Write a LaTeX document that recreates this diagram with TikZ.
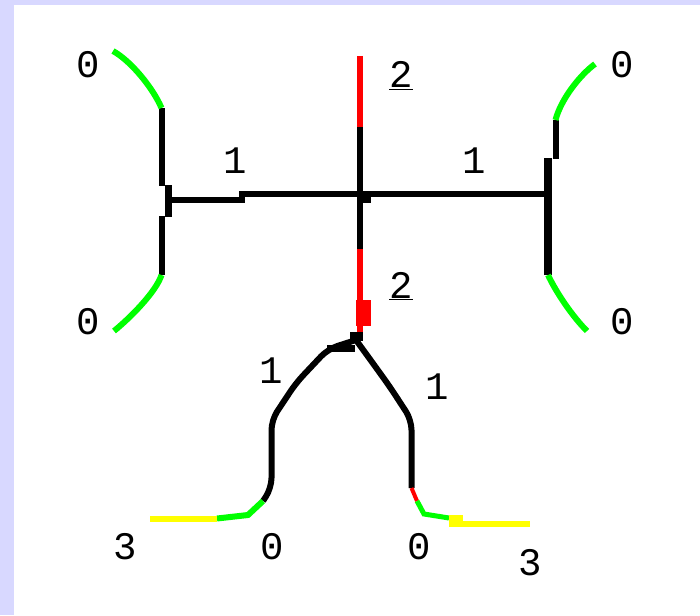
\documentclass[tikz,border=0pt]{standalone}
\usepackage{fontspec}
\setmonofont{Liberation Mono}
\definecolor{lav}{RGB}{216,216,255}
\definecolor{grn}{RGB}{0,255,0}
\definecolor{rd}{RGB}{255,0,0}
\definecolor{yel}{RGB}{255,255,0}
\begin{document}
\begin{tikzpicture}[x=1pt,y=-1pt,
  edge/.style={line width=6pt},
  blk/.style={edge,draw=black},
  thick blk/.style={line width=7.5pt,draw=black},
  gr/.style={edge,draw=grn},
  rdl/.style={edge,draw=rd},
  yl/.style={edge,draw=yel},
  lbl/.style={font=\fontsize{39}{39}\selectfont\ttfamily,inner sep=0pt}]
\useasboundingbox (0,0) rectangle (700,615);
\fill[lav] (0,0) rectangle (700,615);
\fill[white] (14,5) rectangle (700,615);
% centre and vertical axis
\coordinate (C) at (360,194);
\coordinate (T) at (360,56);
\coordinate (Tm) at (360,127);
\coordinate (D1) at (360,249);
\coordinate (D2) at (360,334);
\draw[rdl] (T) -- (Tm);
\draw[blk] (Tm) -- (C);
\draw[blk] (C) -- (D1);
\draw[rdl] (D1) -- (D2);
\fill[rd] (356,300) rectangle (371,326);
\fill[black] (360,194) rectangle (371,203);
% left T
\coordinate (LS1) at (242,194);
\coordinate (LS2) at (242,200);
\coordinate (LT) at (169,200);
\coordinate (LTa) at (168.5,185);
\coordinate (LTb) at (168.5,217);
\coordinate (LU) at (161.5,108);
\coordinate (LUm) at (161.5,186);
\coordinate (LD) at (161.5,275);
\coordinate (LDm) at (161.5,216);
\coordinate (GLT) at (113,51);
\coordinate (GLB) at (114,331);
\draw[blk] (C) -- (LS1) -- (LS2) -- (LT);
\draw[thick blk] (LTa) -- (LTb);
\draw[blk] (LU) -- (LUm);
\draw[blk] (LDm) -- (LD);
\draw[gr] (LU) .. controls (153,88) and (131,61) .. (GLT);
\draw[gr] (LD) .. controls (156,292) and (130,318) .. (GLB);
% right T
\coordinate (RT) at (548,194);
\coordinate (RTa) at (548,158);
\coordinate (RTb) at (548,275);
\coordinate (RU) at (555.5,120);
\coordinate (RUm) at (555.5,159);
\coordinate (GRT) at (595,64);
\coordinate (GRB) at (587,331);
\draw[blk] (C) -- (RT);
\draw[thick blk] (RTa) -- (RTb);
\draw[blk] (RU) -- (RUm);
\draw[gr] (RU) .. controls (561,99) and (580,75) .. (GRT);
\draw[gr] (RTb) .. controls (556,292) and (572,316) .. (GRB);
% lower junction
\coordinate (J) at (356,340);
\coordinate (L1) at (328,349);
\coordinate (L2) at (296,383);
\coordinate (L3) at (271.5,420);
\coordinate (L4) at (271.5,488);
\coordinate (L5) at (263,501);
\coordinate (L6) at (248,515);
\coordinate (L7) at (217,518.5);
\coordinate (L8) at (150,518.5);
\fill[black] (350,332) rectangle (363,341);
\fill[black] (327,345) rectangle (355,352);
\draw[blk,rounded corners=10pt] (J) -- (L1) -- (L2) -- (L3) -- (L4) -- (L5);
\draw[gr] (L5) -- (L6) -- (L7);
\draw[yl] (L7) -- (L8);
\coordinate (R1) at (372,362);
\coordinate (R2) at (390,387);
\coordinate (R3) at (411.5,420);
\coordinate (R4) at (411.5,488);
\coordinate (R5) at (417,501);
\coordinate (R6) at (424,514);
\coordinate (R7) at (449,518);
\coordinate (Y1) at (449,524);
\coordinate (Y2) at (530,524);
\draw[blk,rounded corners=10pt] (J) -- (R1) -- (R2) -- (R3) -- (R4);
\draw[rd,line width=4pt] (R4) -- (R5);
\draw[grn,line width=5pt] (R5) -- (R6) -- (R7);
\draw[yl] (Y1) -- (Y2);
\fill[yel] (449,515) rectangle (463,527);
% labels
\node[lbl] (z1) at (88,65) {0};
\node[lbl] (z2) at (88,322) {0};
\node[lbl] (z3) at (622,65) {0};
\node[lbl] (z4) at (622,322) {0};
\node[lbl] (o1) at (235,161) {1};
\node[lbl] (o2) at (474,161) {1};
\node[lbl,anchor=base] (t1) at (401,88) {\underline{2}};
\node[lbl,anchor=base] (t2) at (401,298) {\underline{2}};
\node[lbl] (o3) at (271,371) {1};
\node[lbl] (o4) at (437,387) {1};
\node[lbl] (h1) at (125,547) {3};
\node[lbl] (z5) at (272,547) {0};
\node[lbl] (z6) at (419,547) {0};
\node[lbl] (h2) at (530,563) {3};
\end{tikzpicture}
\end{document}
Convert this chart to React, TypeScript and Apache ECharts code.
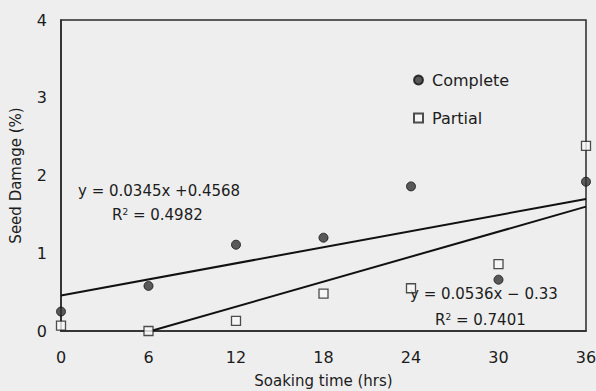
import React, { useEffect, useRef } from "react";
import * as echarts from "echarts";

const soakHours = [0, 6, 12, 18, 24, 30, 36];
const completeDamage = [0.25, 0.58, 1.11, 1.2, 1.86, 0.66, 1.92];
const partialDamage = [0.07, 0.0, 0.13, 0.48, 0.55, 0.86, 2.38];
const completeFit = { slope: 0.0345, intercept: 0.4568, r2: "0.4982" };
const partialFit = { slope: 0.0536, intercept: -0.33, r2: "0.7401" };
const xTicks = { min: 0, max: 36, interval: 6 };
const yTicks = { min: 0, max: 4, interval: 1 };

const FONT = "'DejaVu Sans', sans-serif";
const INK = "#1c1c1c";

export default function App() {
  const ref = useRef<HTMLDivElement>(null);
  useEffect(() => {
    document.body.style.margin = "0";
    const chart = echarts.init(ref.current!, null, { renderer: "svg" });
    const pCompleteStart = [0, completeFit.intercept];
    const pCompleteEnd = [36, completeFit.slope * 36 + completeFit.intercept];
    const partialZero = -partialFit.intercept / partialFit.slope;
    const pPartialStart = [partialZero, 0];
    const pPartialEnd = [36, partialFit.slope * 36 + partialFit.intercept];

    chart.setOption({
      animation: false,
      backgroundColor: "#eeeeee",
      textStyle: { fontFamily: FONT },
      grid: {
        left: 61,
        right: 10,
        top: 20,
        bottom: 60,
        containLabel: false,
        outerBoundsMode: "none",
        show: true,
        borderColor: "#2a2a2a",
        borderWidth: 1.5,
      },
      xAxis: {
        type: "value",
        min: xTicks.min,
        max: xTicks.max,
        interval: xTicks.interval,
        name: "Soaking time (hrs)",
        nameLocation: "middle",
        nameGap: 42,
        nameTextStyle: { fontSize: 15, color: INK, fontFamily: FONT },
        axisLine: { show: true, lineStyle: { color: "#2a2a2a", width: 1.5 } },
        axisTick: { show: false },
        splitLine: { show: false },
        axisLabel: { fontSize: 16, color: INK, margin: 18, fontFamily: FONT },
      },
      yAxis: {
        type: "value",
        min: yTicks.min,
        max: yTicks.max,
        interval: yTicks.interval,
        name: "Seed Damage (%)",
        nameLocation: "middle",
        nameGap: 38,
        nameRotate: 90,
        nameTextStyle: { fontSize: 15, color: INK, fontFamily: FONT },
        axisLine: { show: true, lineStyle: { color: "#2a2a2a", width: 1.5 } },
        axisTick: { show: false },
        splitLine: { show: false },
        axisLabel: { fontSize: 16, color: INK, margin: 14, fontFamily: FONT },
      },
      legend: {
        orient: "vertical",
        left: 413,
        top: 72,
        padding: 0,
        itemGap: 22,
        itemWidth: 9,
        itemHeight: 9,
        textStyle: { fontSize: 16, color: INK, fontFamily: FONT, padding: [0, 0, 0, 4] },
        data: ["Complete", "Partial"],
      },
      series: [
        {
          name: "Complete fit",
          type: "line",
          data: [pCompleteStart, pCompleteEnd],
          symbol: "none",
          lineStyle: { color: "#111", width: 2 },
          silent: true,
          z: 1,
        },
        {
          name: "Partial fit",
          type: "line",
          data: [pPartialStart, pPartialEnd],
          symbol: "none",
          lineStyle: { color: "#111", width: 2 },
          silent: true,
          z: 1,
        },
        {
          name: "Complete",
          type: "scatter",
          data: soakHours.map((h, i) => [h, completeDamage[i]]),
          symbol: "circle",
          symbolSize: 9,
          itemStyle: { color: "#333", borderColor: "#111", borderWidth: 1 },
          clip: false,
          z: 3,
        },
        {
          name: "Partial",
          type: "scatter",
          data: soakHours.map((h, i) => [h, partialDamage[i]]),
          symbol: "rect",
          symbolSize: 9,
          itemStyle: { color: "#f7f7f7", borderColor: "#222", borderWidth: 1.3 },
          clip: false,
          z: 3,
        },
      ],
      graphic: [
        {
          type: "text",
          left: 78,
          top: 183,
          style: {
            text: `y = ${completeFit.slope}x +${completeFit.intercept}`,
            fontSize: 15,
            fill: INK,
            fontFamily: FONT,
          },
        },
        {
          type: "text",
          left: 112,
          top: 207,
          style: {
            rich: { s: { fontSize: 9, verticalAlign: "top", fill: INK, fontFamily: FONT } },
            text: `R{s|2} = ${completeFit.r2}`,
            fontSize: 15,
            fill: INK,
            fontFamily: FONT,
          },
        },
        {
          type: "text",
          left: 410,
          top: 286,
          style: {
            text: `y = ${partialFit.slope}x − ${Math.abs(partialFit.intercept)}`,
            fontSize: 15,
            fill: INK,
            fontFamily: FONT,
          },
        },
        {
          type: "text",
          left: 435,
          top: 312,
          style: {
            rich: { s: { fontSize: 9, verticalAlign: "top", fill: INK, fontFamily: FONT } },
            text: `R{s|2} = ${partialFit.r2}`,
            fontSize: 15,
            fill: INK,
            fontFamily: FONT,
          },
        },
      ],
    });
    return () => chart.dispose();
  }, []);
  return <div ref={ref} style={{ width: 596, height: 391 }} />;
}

....

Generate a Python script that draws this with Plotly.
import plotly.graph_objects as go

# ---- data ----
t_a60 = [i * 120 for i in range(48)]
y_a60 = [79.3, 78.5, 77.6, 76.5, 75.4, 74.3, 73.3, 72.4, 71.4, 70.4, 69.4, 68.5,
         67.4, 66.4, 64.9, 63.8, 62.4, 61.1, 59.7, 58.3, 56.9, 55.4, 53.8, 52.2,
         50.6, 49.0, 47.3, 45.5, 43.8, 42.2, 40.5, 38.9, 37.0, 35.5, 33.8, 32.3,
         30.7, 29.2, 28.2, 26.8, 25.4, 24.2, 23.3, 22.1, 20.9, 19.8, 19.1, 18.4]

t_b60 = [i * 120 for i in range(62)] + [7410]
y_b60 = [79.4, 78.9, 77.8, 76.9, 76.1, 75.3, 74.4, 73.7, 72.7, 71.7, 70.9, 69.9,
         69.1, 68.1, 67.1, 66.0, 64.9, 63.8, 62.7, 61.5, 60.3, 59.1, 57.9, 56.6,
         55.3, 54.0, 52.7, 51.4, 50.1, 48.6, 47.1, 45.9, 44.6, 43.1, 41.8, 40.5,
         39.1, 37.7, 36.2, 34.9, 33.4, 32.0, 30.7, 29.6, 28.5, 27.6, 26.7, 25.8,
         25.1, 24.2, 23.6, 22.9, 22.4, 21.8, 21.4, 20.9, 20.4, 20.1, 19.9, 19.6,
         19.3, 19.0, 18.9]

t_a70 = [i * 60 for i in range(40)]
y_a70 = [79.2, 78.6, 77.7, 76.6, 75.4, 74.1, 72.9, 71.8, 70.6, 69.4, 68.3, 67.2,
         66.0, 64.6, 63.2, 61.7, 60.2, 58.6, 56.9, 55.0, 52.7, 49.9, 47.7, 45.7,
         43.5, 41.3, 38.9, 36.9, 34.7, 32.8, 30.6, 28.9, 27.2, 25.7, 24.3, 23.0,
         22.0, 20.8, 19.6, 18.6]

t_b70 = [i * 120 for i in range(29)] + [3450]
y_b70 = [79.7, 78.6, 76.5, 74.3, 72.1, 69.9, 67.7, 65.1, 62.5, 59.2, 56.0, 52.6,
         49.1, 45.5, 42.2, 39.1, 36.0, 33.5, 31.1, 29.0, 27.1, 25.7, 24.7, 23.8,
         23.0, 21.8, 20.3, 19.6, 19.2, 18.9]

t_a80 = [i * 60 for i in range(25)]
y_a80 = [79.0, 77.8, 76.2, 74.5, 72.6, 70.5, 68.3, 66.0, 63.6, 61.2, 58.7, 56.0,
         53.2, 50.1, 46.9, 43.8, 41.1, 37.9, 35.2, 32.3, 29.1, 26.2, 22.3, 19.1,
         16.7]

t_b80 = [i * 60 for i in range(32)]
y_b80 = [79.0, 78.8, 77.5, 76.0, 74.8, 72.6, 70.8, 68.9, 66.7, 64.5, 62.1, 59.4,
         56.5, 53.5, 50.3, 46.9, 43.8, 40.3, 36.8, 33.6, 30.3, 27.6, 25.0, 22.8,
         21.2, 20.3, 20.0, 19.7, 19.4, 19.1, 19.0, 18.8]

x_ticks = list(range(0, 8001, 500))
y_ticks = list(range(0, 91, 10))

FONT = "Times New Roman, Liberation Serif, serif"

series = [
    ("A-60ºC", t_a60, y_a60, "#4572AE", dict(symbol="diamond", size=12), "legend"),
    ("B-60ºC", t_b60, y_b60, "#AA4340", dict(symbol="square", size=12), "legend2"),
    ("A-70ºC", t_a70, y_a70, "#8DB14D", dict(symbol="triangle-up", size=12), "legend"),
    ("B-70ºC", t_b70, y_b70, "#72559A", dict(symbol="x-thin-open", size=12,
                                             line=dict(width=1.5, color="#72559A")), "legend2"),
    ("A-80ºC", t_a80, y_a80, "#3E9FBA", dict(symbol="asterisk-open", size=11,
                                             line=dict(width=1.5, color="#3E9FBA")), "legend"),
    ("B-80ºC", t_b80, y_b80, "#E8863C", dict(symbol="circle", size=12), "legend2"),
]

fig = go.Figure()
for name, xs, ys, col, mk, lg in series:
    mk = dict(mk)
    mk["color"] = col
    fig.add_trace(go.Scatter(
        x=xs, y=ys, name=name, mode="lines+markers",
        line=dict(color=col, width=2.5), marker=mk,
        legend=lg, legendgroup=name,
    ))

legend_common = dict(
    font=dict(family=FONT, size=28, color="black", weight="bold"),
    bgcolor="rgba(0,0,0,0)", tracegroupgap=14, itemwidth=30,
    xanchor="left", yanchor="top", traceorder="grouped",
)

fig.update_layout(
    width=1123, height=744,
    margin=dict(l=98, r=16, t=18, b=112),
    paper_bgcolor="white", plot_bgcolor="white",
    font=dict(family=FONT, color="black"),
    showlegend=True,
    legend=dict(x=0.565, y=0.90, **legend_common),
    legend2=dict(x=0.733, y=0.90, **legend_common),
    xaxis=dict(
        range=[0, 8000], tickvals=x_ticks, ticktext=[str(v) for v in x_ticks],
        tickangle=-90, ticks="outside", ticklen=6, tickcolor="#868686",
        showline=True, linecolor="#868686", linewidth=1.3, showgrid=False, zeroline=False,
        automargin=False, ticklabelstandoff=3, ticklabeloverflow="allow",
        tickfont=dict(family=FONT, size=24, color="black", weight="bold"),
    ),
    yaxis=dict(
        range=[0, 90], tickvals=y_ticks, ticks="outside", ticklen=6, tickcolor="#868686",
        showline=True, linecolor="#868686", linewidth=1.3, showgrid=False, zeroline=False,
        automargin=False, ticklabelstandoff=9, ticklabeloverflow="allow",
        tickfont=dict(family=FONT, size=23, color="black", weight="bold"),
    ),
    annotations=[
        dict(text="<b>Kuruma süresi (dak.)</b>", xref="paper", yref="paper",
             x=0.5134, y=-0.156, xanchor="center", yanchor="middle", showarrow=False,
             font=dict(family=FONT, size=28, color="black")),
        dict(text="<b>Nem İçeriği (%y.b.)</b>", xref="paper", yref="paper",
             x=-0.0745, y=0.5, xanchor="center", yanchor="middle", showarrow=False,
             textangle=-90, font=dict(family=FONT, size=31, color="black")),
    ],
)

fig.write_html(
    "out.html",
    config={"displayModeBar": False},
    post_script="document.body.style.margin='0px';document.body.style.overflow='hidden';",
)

....

Give again, word for word, every line of the listing above from the one with "Generate a Python" to the one with "import plotly.graph_objects as go", both inclusive, and nothing beyond them.

## [Result]
Generate a Python script that draws this with Plotly.
import plotly.graph_objects as go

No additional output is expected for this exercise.